A l’Auberge du Leignon, cette vision se traduit par un refus du superflu. « Ici, on ne fait pas du storytelling. On ne force pas l’expérience. On laisse les choses se faire naturellement. » conclut Dominika Herzig. Une approche qui tranche avec la tendance actuelle des restaurants qui cherchent à scénariser chaque détail, parfois au détriment de la sincérité.

Un regard vers l’avenir : “Notre métier restera le dernier bastion de l’artisanat humain”
Dans un monde où la digitalisation et l’intelligence artificielle envahissent chaque secteur, Isabelle Arpin et Dominika Herzig sont convaincues que la gastronomie restera un refuge pour l’humain. « Ni un algorithme, ni une machine ne pourront remplacer l’émotion créée par l’Homme. » insiste Isabelle Arpin. Cet attachement à l’authenticité guide leur manière de travailler et de concevoir l’avenir à l’Auberge du Leignon.
Si elles imaginent leur futur, ce n’est pas dans une course effrénée vers le développement à tout prix, mais plutôt dans une évolution naturelle. « Dans dix ans, on sera encore là, sous les pommiers, avec deux ânes et un verre de cidre maison. » plaisantent Isabelle Arpin & Dominika Herzig. Une vision qui tranche avec les ambitions expansionnistes de nombreux établissements. Ici, pas de chaîne, pas de duplication, juste une continuité !

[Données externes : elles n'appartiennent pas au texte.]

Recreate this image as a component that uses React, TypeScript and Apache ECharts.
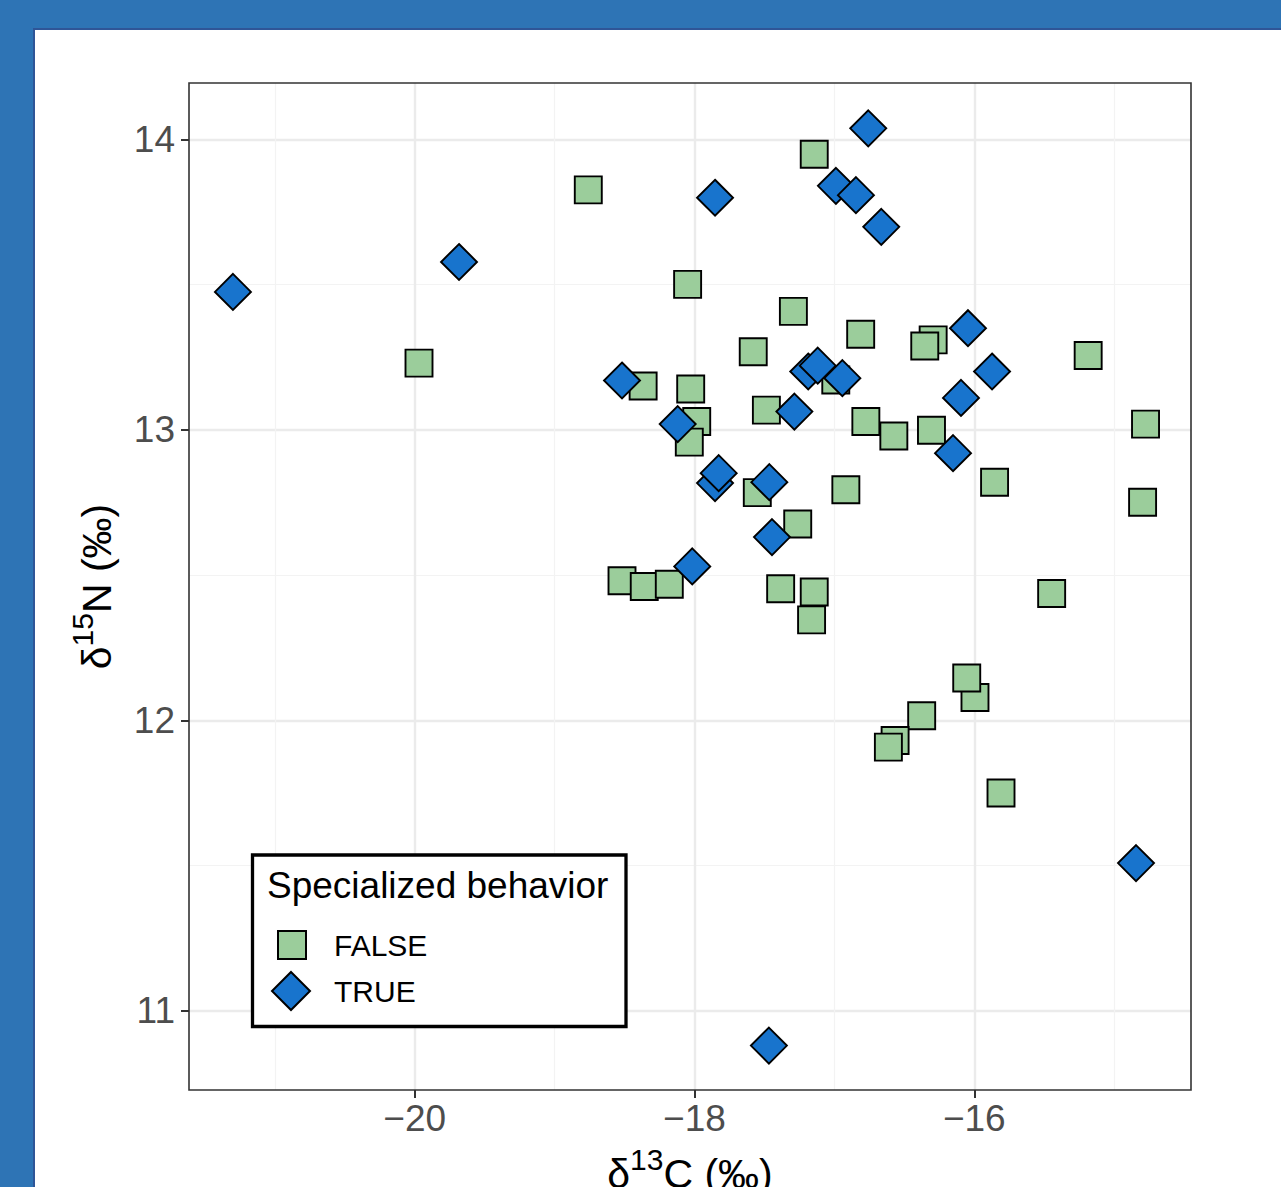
import React, { useEffect, useRef } from "react";
import * as echarts from "echarts";

// ---- data ----
const xTicks = [-20, -18, -16];
const yTicks = [11, 12, 13, 14];
const xRange = [-21.613, -14.451];
const yRange = [10.728, 14.194];

const groupNames = ["FALSE", "TRUE"];
const legendTitle = "Specialized behavior";

// Specialized behavior = FALSE (squares)
const falseC13 = [
  -18.759, -17.144, -18.049, -17.293, -16.812, -16.294, -16.354, -17.58,
  -18.367, -18.027, -17.984, -18.037, -17.486, -16.99, -16.775, -16.575,
  -16.306, -15.855, -16.918, -17.551, -17.262, -18.518, -18.359, -18.18,
  -17.384, -17.144, -17.163, -15.186, -14.776, -14.797, -15.447, -15.995,
  -16.054, -16.376, -16.566, -16.614, -15.809, -19.969,
];
const falseN15 = [
  13.826, 13.949, 13.501, 13.408, 13.329, 13.31, 13.289, 13.269,
  13.151, 13.141, 13.029, 12.958, 13.068, 13.172, 13.029, 12.979,
  12.999, 12.82, 12.794, 12.784, 12.676, 12.481, 12.461, 12.469,
  12.453, 12.442, 12.346, 13.256, 13.02, 12.751, 12.437, 12.079,
  12.146, 12.016, 11.931, 11.908, 11.75, 13.23,
];

// Specialized behavior = TRUE (diamonds)
const trueC13 = [
  -21.299, -19.683, -17.853, -16.758, -16.989, -16.846, -16.665, -16.045,
  -15.873, -16.095, -16.152, -18.518, -18.12, -17.187, -17.119, -16.943,
  -17.286, -17.853, -17.827, -17.465, -17.446, -18.016, -14.844, -17.468,
];
const trueN15 = [
  13.475, 13.578, 13.799, 14.038, 13.84, 13.808, 13.699, 13.35,
  13.201, 13.11, 12.92, 13.17, 13.02, 13.201, 13.221, 13.178,
  13.063, 12.817, 12.851, 12.82, 12.631, 12.53, 11.509, 10.881,
];

const FONT = '"Liberation Sans", Arial, Helvetica, sans-serif';
const GREEN = "#9BCD9B";
const BLUE = "#1874CD";

const minus = (v: number) => (v < 0 ? "\u2212" + Math.abs(v) : String(v));

function buildOption() {
  const falseData = falseC13.map((x, i) => [x, falseN15[i]]);
  const trueData = trueC13.map((x, i) => [x, trueN15[i]]);

  const nameRich = {
    d: { fontSize: 41, lineHeight: 60, color: "#000", fontFamily: FONT, verticalAlign: "middle" },
    s: { fontSize: 30, lineHeight: 30, color: "#000", fontFamily: FONT, verticalAlign: "top" },
  };

  return {
    animation: false,
    textStyle: { fontFamily: FONT },
    grid: {
      left: 189,
      top: 83,
      width: 1002,
      height: 1007,
      show: false,
      containLabel: false,
      outerBoundsMode: "none",
    },
    xAxis: {
      type: "value",
      min: xRange[0],
      max: xRange[1],
      splitNumber: 4,
      axisLine: { show: false },
      axisTick: {
        show: true,
        length: 8,
        customValues: xTicks,
        lineStyle: { color: "#333333", width: 2 },
      },
      axisLabel: {
        customValues: xTicks,
        fontSize: 37,
        color: "#4d4d4d",
        margin: 10,
        fontFamily: FONT,
        formatter: (v: number) => minus(v),
      },
      splitLine: { show: true, lineStyle: { color: "#ebebeb", width: 2.4 } },
      minorTick: { show: false, splitNumber: 2 },
      minorSplitLine: { show: true, lineStyle: { color: "#f3f3f3", width: 1.2 } },
      name: "{d|δ}{s|13}{d|C (‰)}",
      nameLocation: "middle",
      nameGap: 54,
      nameTextStyle: { rich: nameRich },
    },
    yAxis: {
      type: "value",
      min: yRange[0],
      max: yRange[1],
      splitNumber: 4,
      axisLine: { show: false },
      axisTick: {
        show: true,
        length: 8,
        customValues: yTicks,
        lineStyle: { color: "#333333", width: 2 },
      },
      axisLabel: {
        customValues: yTicks,
        fontSize: 37,
        color: "#4d4d4d",
        margin: 14,
        fontFamily: FONT,
        formatter: (v: number) => minus(v),
      },
      splitLine: { show: true, lineStyle: { color: "#ebebeb", width: 2.4 } },
      minorTick: { show: false, splitNumber: 2 },
      minorSplitLine: { show: true, lineStyle: { color: "#f3f3f3", width: 1.2 } },
      name: "{d|δ}{s|15}{d|N (‰)}",
      nameLocation: "middle",
      nameRotate: 90,
      nameGap: 62,
      nameTextStyle: { rich: nameRich },
    },
    legend: [
      {
        data: [groupNames[0]],
        left: 277,
        top: 930,
        padding: 0,
        itemWidth: 28,
        itemHeight: 28,
        selectedMode: false,
        z: 10,
        formatter: "{p|{name}}",
        textStyle: {
          fontSize: 30,
          color: "#000",
          fontFamily: FONT,
          rich: { p: { fontSize: 30, color: "#000", fontFamily: FONT, padding: [0, 0, 0, 23] } },
        },
      },
      {
        data: [groupNames[1]],
        left: 271,
        top: 971,
        padding: 0,
        itemWidth: 38,
        itemHeight: 38,
        selectedMode: false,
        z: 10,
        formatter: "{p|{name}}",
        textStyle: {
          fontSize: 30,
          color: "#000",
          fontFamily: FONT,
          rich: { p: { fontSize: 30, color: "#000", fontFamily: FONT, padding: [0, 0, 0, 19] } },
        },
      },
    ],
    graphic: [
      {
        type: "rect",
        z: 3,
        silent: true,
        shape: { x: 189, y: 83, width: 1002, height: 1007 },
        style: { fill: "none", stroke: "#333333", lineWidth: 1.6 },
      },
      {
        type: "rect",
        z: 3,
        silent: true,
        shape: { x: 252.5, y: 855, width: 373.5, height: 171.5 },
        style: { fill: "#ffffff", stroke: "#000000", lineWidth: 3.3 },
      },
      {
        type: "text",
        z: 4,
        silent: true,
        x: 267,
        y: 885,
        style: {
          text: legendTitle,
          fontSize: 37,
          fontFamily: FONT,
          fill: "#000",
          align: "left",
          verticalAlign: "middle",
        },
      },
    ],
    series: [
      {
        type: "scatter",
        name: groupNames[0],
        symbol: "rect",
        symbolSize: 27,
        data: falseData,
        z: 2,
        itemStyle: { color: GREEN, borderColor: "#000", borderWidth: 1.9, opacity: 1 },
        emphasis: { disabled: true },
      },
      {
        type: "scatter",
        name: groupNames[1],
        symbol: "diamond",
        symbolSize: 36,
        data: trueData,
        z: 2,
        itemStyle: { color: BLUE, borderColor: "#000", borderWidth: 1.9, opacity: 1 },
        emphasis: { disabled: true },
      },
    ],
  };
}

export default function App() {
  const ref = useRef<HTMLDivElement>(null);
  useEffect(() => {
    const el = ref.current;
    if (!el) return;
    const chart = echarts.init(el, null, { renderer: "svg" });
    chart.setOption(buildOption() as any);
    return () => chart.dispose();
  }, []);
  return (
    <div
      style={{
        position: "absolute",
        left: 0,
        top: 0,
        width: 1281,
        height: 1187,
        background: "#2E74B5",
        overflow: "hidden",
      }}
    >
      <div
        style={{
          position: "absolute",
          left: 33,
          top: 28,
          right: 0,
          bottom: 0,
          background: "#ffffff",
          borderLeft: "2px solid #2F5597",
          borderTop: "2px solid #2F5597",
        }}
      />
      <div ref={ref} style={{ position: "absolute", left: 0, top: 0, width: 1281, height: 1187 }} />
    </div>
  );
}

Ce refus du gigantisme ne signifie pas une absence d’ambition, mais une fidélité à une philosophie : celle de la gastronomie vécue comme une relation humaine. « Nous sommes là pour relier les gens, pas pour leur vendre une mise en scène. » conclut Isabelle Arpin. Une vérité simple, mais essentielle, qui redonne tout son sens au métier.

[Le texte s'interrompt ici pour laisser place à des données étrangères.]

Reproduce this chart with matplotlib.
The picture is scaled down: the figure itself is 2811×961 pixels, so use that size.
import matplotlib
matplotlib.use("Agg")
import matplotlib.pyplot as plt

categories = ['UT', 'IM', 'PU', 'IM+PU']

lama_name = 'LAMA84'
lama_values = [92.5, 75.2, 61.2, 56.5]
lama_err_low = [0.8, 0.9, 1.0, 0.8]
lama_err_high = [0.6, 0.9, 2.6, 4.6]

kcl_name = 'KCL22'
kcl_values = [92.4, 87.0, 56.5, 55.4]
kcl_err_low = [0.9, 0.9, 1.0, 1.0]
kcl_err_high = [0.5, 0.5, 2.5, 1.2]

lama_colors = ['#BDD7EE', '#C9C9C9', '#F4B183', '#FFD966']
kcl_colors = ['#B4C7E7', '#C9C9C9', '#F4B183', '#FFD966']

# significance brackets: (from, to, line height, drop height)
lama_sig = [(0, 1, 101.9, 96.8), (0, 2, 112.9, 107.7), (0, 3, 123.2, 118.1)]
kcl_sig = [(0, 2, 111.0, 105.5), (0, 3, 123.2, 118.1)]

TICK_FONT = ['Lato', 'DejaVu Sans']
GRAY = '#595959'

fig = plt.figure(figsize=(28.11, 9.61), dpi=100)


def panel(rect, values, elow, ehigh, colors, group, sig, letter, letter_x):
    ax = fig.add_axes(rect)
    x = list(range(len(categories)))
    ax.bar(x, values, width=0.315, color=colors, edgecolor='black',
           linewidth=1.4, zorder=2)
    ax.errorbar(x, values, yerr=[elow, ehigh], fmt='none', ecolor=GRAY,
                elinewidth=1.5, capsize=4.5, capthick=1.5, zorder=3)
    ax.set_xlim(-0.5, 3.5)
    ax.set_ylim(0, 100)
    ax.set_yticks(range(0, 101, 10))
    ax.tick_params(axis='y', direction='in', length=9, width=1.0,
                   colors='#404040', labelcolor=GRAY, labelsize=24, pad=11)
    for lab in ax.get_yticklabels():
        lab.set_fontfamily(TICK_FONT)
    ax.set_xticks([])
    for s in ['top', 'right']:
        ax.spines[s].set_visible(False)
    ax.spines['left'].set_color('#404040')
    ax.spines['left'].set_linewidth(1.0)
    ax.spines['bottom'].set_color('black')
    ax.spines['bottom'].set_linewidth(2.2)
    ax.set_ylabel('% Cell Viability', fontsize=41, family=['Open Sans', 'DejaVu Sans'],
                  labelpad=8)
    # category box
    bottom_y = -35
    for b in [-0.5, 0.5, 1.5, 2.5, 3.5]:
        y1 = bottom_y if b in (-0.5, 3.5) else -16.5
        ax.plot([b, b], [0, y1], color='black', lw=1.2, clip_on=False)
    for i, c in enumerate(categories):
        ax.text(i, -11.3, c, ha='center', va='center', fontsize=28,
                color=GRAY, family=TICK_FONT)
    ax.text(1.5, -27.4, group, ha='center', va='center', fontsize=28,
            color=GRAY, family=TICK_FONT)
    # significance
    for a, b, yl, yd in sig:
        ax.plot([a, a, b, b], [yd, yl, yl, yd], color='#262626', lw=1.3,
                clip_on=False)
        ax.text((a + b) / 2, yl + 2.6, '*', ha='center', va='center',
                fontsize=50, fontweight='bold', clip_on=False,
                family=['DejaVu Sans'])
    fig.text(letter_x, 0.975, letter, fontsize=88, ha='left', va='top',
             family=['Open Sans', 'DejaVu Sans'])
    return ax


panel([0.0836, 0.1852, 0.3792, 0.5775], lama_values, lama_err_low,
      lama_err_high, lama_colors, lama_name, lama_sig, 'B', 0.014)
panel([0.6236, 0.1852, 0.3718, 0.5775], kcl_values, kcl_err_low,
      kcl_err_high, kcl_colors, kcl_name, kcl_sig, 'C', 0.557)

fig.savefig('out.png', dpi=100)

Dans une époque où tout se théâtralise, où l’expérience gastronomique devient un spectacle calibré pour les réseaux sociaux, Isabelle Arpin et Dominika Herzig rappellent une évidence : un restaurant ne doit pas être un décors mais une émotion. Loin du conceptuel, elles défendent une approche où l’on vient avant tout manger, partager, ressentir. Ici, pas de démesure, pas de prétention, mais une volonté sincère de faire bien, avec ce qui fait sens.

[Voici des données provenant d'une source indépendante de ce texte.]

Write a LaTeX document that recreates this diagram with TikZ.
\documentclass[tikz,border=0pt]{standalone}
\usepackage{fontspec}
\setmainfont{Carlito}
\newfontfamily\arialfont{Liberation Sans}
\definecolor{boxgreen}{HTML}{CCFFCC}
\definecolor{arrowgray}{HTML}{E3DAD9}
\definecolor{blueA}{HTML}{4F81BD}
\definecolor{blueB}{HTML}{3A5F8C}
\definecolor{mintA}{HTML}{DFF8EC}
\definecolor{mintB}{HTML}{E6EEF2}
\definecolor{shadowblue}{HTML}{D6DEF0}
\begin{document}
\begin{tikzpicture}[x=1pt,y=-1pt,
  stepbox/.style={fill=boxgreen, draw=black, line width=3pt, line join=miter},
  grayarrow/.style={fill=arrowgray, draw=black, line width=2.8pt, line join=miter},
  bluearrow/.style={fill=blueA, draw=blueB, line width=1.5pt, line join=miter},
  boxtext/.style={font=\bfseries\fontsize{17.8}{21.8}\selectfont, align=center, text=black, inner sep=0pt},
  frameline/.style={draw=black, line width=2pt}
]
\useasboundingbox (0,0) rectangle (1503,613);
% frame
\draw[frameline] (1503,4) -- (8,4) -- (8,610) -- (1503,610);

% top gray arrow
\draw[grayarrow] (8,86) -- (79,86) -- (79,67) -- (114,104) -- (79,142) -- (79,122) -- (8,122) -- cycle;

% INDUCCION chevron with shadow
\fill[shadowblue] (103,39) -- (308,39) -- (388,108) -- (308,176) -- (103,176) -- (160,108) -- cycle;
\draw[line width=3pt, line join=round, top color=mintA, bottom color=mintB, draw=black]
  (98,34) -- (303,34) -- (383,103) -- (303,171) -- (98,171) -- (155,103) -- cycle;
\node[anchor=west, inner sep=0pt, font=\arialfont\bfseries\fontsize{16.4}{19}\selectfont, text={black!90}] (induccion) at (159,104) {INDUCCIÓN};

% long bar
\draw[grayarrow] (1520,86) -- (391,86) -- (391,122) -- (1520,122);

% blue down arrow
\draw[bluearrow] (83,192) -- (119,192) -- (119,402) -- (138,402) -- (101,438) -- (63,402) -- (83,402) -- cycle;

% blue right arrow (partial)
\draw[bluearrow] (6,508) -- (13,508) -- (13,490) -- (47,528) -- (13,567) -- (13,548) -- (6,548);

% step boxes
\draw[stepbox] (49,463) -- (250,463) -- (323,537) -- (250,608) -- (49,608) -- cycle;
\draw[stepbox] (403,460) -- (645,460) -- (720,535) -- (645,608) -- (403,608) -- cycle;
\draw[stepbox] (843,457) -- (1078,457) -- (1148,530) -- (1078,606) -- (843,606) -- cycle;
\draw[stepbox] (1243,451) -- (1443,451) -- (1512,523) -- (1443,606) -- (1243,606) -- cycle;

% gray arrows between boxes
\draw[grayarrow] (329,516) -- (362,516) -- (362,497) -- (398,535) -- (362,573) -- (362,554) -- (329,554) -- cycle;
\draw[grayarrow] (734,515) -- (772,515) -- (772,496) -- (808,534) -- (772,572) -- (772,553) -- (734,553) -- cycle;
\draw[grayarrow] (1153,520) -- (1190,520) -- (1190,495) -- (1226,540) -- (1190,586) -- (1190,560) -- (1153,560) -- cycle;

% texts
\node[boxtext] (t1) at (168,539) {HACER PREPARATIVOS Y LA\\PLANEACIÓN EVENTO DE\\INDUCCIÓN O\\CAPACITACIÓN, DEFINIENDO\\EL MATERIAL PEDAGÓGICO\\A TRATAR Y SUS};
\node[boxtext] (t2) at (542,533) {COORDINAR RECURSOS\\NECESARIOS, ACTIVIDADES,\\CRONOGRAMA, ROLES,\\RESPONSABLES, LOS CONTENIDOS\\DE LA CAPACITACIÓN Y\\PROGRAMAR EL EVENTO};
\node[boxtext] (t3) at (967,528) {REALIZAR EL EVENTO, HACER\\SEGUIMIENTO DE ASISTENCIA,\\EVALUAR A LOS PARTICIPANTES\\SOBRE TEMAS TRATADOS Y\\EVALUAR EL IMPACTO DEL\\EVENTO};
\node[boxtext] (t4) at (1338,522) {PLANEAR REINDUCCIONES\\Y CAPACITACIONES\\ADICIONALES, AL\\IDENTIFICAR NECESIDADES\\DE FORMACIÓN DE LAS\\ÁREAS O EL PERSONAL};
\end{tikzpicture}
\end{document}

Alors que d’autres empilent les concepts comme des effets d’annonce, elles avancent, sereines, dans une direction qu’elles savent juste. Ni fausse modestie, ni arrogance, juste une conviction : la gastronomie n’a de valeur que lorsqu’elle relie les hommes. à l’Auberge du Leignon, il n’y a pas de recette miracle, seulement une certitude : tant que les gens auront besoin de se réunir autour d’une table, ce métier restera le dernier bastion de l’artisanat humain.